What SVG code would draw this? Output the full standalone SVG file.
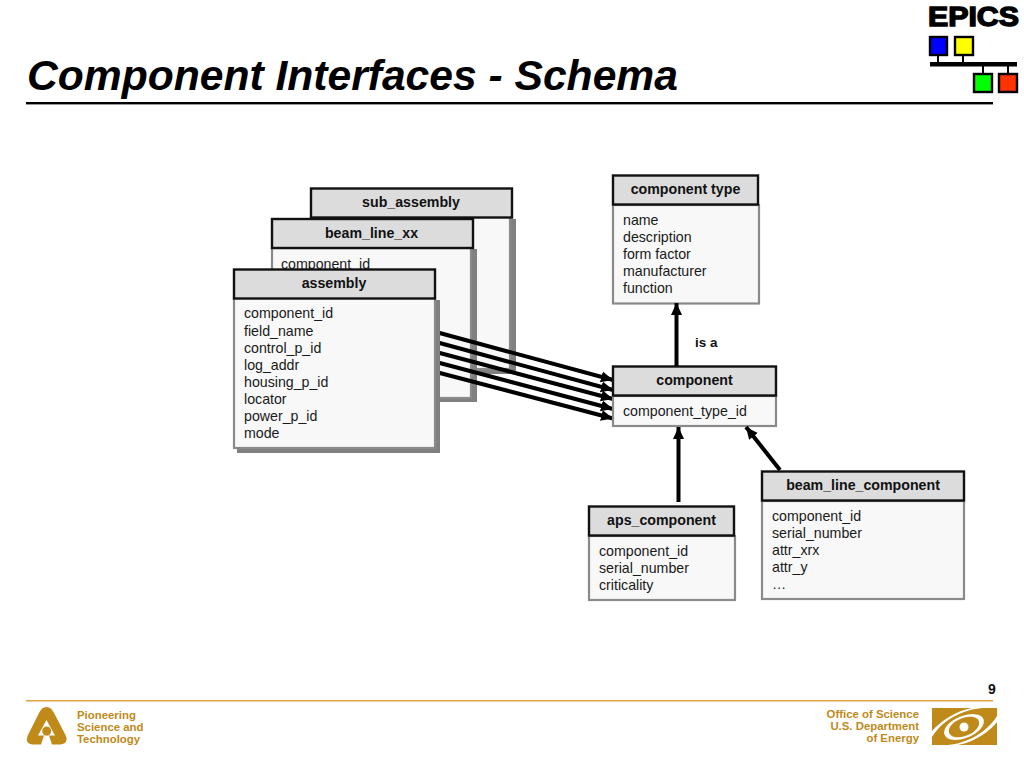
<svg xmlns="http://www.w3.org/2000/svg" width="1024" height="768" viewBox="0 0 1024 768">
<style>
text{font-family:"Liberation Sans",Arial,sans-serif}
.t{font-size:14.2px;fill:#1a1a1a}
.h{font-size:14.2px;font-weight:700;fill:#111;text-anchor:middle}
.hd{fill:#dcdcdc;stroke:#111;stroke-width:2.4}
.bd{fill:#f8f8f8;stroke:#8a8a8a;stroke-width:2.2}
.sh{fill:#808080}
.c{stroke:#000;stroke-width:4;fill:none}
.f{font-size:11.4px;font-weight:700;fill:#bf8a1a}
.sq{stroke:#000;stroke-width:2.4}
</style>
<defs>
<marker id="a" markerUnits="userSpaceOnUse" markerWidth="14" markerHeight="12" refX="12" refY="6" orient="auto"><path d="M0 0.500L12 6L0 11.500Z" fill="#000"/></marker>
</defs>
<rect width="1024" height="768" fill="#fff"/>
<text id="title" x="27" y="90" font-size="42.600" font-weight="700" font-style="italic" fill="#000">Component Interfaces - Schema</text>
<rect x="26" y="102" width="967" height="2.400" fill="#000"/>
<g id="epics-logo">
<text x="928" y="26" font-size="27" font-weight="700" fill="#000" stroke="#000" stroke-width="1.400" textLength="91" lengthAdjust="spacingAndGlyphs">EPICS</text>
<rect class="sq" x="930" y="37" width="17" height="18" fill="#0000ff"/>
<rect class="sq" x="955" y="37" width="18" height="18" fill="#ffff00"/>
<rect x="937" y="55" width="2" height="8" fill="#000"/><rect x="962" y="55" width="2" height="8" fill="#000"/>
<rect x="930" y="62" width="87" height="4.500" fill="#000"/>
<rect x="982" y="66" width="2" height="8" fill="#000"/><rect x="1007" y="66" width="2" height="8" fill="#000"/>
<rect class="sq" x="974" y="74" width="18" height="18" fill="#00ff00"/>
<rect class="sq" x="999" y="74" width="18" height="18" fill="#ff3300"/>
</g>
<g id="sub_assembly">
<rect class="sh" x="314" y="219" width="202" height="155"/>
<rect class="bd" x="311" y="217" width="199" height="152"/>
<rect class="hd" x="311" y="188.500" width="201" height="29"/>
<text class="h" x="411" y="207">sub_assembly</text>
</g>
<g id="beam_line_xx">
<rect class="sh" x="275" y="249" width="202" height="153"/>
<rect class="bd" x="272" y="248" width="199" height="150"/>
<rect class="hd" x="272" y="219" width="201" height="29"/>
<text class="h" x="371.500" y="238">beam_line_xx</text>
<text class="t" x="281" y="269">component_id</text>
</g>
<g id="connectors-back">
<path class="c" d="M436 332L613 380" marker-end="url(#a)"/>
<path class="c" d="M436 342L613 390" marker-end="url(#a)"/>
<path class="c" d="M436 352L613 399" marker-end="url(#a)"/>
<path class="c" d="M436 362L613 409" marker-end="url(#a)"/>
<path class="c" d="M436 372L613 418.500" marker-end="url(#a)"/>
</g>
<g id="assembly">
<rect class="sh" x="237" y="300" width="203" height="153"/>
<rect class="bd" x="234" y="298" width="201" height="150"/>
<rect class="hd" x="234" y="269.500" width="201" height="29"/>
<text class="h" x="334" y="288">assembly</text>
<text class="t" x="244" y="318">component_id</text>
<text class="t" x="244" y="336">field_name</text>
<text class="t" x="244" y="353">control_p_id</text>
<text class="t" x="244" y="370">log_addr</text>
<text class="t" x="244" y="387">housing_p_id</text>
<text class="t" x="244" y="404">locator</text>
<text class="t" x="244" y="421">power_p_id</text>
<text class="t" x="244" y="438">mode</text>
</g>
<g id="component_type">
<rect class="bd" x="613" y="205" width="146" height="98.500"/>
<rect class="hd" x="613" y="175.500" width="145" height="29"/>
<text class="h" x="685.500" y="194">component type</text>
<text class="t" x="623" y="225">name</text>
<text class="t" x="623" y="242">description</text>
<text class="t" x="623" y="259">form factor</text>
<text class="t" x="623" y="276">manufacturer</text>
<text class="t" x="623" y="293">function</text>
</g>
<g id="component">
<rect class="bd" x="613" y="396" width="163" height="30"/>
<rect class="hd" x="613" y="366.500" width="163" height="29"/>
<text class="h" x="694.500" y="385">component</text>
<text class="t" x="623" y="416">component_type_id</text>
</g>
<g id="aps_component">
<rect class="bd" x="589" y="536" width="146" height="64"/>
<rect class="hd" x="589" y="506.500" width="145" height="29"/>
<text class="h" x="661.500" y="525">aps_component</text>
<text class="t" x="599" y="556">component_id</text>
<text class="t" x="599" y="573">serial_number</text>
<text class="t" x="599" y="590">criticality</text>
</g>
<g id="beam_line_component">
<rect class="bd" x="762" y="501" width="202" height="98"/>
<rect class="hd" x="762" y="471.500" width="202" height="29"/>
<text class="h" x="863" y="490">beam_line_component</text>
<text class="t" x="772" y="521">component_id</text>
<text class="t" x="772" y="538">serial_number</text>
<text class="t" x="772" y="555">attr_xrx</text>
<text class="t" x="772" y="572">attr_y</text>
<text class="t" x="772" y="589">…</text>
</g>
<g id="connectors">
<path class="c" d="M676.500 366V303" marker-end="url(#a)"/>
<path class="c" d="M678.500 502V427" marker-end="url(#a)"/>
<path class="c" d="M780 470L746 427" marker-end="url(#a)"/>
</g>
<text x="695" y="347" font-size="13.500" font-weight="700" fill="#111">is a</text>
<rect x="26" y="700" width="967" height="1.500" fill="#d9a441"/>
<text x="992" y="694" font-size="14" font-weight="700" fill="#111" text-anchor="middle">9</text>
<g id="anl-logo">
<path d="M46.500 707C50 707 52 709 54 713L65.500 735C68.500 741 65 744.500 60 744.500H52L49 735.500H44L41 744.500H33C28 744.500 25 741 28 735L39 713C41 709 43 707 46.500 707Z" fill="#bf8a1a"/>
<path d="M46.500 720L38 735.500H55Z" fill="#fff"/><circle cx="46.700" cy="731" r="4.500" fill="#bf8a1a"/>
</g>
<text class="f" x="77" y="719">Pioneering</text>
<text class="f" x="77" y="731">Science and</text>
<text class="f" x="77" y="743">Technology</text>
<g text-anchor="end">
<text class="f" x="919" y="718">Office of Science</text>
<text class="f" x="919" y="730">U.S. Department</text>
<text class="f" x="919" y="742">of Energy</text>
</g>
<g id="doe-logo">
<rect x="932" y="708" width="65" height="37" fill="#bf8a1a"/>
<path d="M932 737C945 716 970 708 985 708H972C955 711 940 722 932 731Z" fill="#fff"/>
<path d="M997 716C985 735 962 745 945 745H958C975 742 990 731 997 722Z" fill="#fff"/>
<ellipse cx="964" cy="727" rx="21" ry="11" transform="rotate(-22 964 727)" fill="#fff"/>
<ellipse cx="964" cy="727" rx="16" ry="9" transform="rotate(-22 964 727)" fill="#bf8a1a"/>
<circle cx="964" cy="727" r="4.500" fill="#fff"/>
</g>
</svg>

************

- _Exercise brief_: Output the material word for word, omitting its pictures.

- _Task answer_:
What SVG code would draw this? Output the full standalone SVG file.
<svg xmlns="http://www.w3.org/2000/svg" width="1024" height="768" viewBox="0 0 1024 768">
<style>
text{font-family:"Liberation Sans",Arial,sans-serif}
.t{font-size:14.2px;fill:#1a1a1a}
.h{font-size:14.2px;font-weight:700;fill:#111;text-anchor:middle}
.hd{fill:#dcdcdc;stroke:#111;stroke-width:2.4}
.bd{fill:#f8f8f8;stroke:#8a8a8a;stroke-width:2.2}
.sh{fill:#808080}
.c{stroke:#000;stroke-width:4;fill:none}
.f{font-size:11.4px;font-weight:700;fill:#bf8a1a}
.sq{stroke:#000;stroke-width:2.4}
</style>
<defs>
<marker id="a" markerUnits="userSpaceOnUse" markerWidth="14" markerHeight="12" refX="12" refY="6" orient="auto"><path d="M0 0.500L12 6L0 11.500Z" fill="#000"/></marker>
</defs>
<rect width="1024" height="768" fill="#fff"/>
<text id="title" x="27" y="90" font-size="42.600" font-weight="700" font-style="italic" fill="#000">Component Interfaces - Schema</text>
<rect x="26" y="102" width="967" height="2.400" fill="#000"/>
<g id="epics-logo">
<text x="928" y="26" font-size="27" font-weight="700" fill="#000" stroke="#000" stroke-width="1.400" textLength="91" lengthAdjust="spacingAndGlyphs">EPICS</text>
<rect class="sq" x="930" y="37" width="17" height="18" fill="#0000ff"/>
<rect class="sq" x="955" y="37" width="18" height="18" fill="#ffff00"/>
<rect x="937" y="55" width="2" height="8" fill="#000"/><rect x="962" y="55" width="2" height="8" fill="#000"/>
<rect x="930" y="62" width="87" height="4.500" fill="#000"/>
<rect x="982" y="66" width="2" height="8" fill="#000"/><rect x="1007" y="66" width="2" height="8" fill="#000"/>
<rect class="sq" x="974" y="74" width="18" height="18" fill="#00ff00"/>
<rect class="sq" x="999" y="74" width="18" height="18" fill="#ff3300"/>
</g>
<g id="sub_assembly">
<rect class="sh" x="314" y="219" width="202" height="155"/>
<rect class="bd" x="311" y="217" width="199" height="152"/>
<rect class="hd" x="311" y="188.500" width="201" height="29"/>
<text class="h" x="411" y="207">sub_assembly</text>
</g>
<g id="beam_line_xx">
<rect class="sh" x="275" y="249" width="202" height="153"/>
<rect class="bd" x="272" y="248" width="199" height="150"/>
<rect class="hd" x="272" y="219" width="201" height="29"/>
<text class="h" x="371.500" y="238">beam_line_xx</text>
<text class="t" x="281" y="269">component_id</text>
</g>
<g id="connectors-back">
<path class="c" d="M436 332L613 380" marker-end="url(#a)"/>
<path class="c" d="M436 342L613 390" marker-end="url(#a)"/>
<path class="c" d="M436 352L613 399" marker-end="url(#a)"/>
<path class="c" d="M436 362L613 409" marker-end="url(#a)"/>
<path class="c" d="M436 372L613 418.500" marker-end="url(#a)"/>
</g>
<g id="assembly">
<rect class="sh" x="237" y="300" width="203" height="153"/>
<rect class="bd" x="234" y="298" width="201" height="150"/>
<rect class="hd" x="234" y="269.500" width="201" height="29"/>
<text class="h" x="334" y="288">assembly</text>
<text class="t" x="244" y="318">component_id</text>
<text class="t" x="244" y="336">field_name</text>
<text class="t" x="244" y="353">control_p_id</text>
<text class="t" x="244" y="370">log_addr</text>
<text class="t" x="244" y="387">housing_p_id</text>
<text class="t" x="244" y="404">locator</text>
<text class="t" x="244" y="421">power_p_id</text>
<text class="t" x="244" y="438">mode</text>
</g>
<g id="component_type">
<rect class="bd" x="613" y="205" width="146" height="98.500"/>
<rect class="hd" x="613" y="175.500" width="145" height="29"/>
<text class="h" x="685.500" y="194">component type</text>
<text class="t" x="623" y="225">name</text>
<text class="t" x="623" y="242">description</text>
<text class="t" x="623" y="259">form factor</text>
<text class="t" x="623" y="276">manufacturer</text>
<text class="t" x="623" y="293">function</text>
</g>
<g id="component">
<rect class="bd" x="613" y="396" width="163" height="30"/>
<rect class="hd" x="613" y="366.500" width="163" height="29"/>
<text class="h" x="694.500" y="385">component</text>
<text class="t" x="623" y="416">component_type_id</text>
</g>
<g id="aps_component">
<rect class="bd" x="589" y="536" width="146" height="64"/>
<rect class="hd" x="589" y="506.500" width="145" height="29"/>
<text class="h" x="661.500" y="525">aps_component</text>
<text class="t" x="599" y="556">component_id</text>
<text class="t" x="599" y="573">serial_number</text>
<text class="t" x="599" y="590">criticality</text>
</g>
<g id="beam_line_component">
<rect class="bd" x="762" y="501" width="202" height="98"/>
<rect class="hd" x="762" y="471.500" width="202" height="29"/>
<text class="h" x="863" y="490">beam_line_component</text>
<text class="t" x="772" y="521">component_id</text>
<text class="t" x="772" y="538">serial_number</text>
<text class="t" x="772" y="555">attr_xrx</text>
<text class="t" x="772" y="572">attr_y</text>
<text class="t" x="772" y="589">…</text>
</g>
<g id="connectors">
<path class="c" d="M676.500 366V303" marker-end="url(#a)"/>
<path class="c" d="M678.500 502V427" marker-end="url(#a)"/>
<path class="c" d="M780 470L746 427" marker-end="url(#a)"/>
</g>
<text x="695" y="347" font-size="13.500" font-weight="700" fill="#111">is a</text>
<rect x="26" y="700" width="967" height="1.500" fill="#d9a441"/>
<text x="992" y="694" font-size="14" font-weight="700" fill="#111" text-anchor="middle">9</text>
<g id="anl-logo">
<path d="M46.500 707C50 707 52 709 54 713L65.500 735C68.500 741 65 744.500 60 744.500H52L49 735.500H44L41 744.500H33C28 744.500 25 741 28 735L39 713C41 709 43 707 46.500 707Z" fill="#bf8a1a"/>
<path d="M46.500 720L38 735.500H55Z" fill="#fff"/><circle cx="46.700" cy="731" r="4.500" fill="#bf8a1a"/>
</g>
<text class="f" x="77" y="719">Pioneering</text>
<text class="f" x="77" y="731">Science and</text>
<text class="f" x="77" y="743">Technology</text>
<g text-anchor="end">
<text class="f" x="919" y="718">Office of Science</text>
<text class="f" x="919" y="730">U.S. Department</text>
<text class="f" x="919" y="742">of Energy</text>
</g>
<g id="doe-logo">
<rect x="932" y="708" width="65" height="37" fill="#bf8a1a"/>
<path d="M932 737C945 716 970 708 985 708H972C955 711 940 722 932 731Z" fill="#fff"/>
<path d="M997 716C985 735 962 745 945 745H958C975 742 990 731 997 722Z" fill="#fff"/>
<ellipse cx="964" cy="727" rx="21" ry="11" transform="rotate(-22 964 727)" fill="#fff"/>
<ellipse cx="964" cy="727" rx="16" ry="9" transform="rotate(-22 964 727)" fill="#bf8a1a"/>
<circle cx="964" cy="727" r="4.500" fill="#fff"/>
</g>
</svg>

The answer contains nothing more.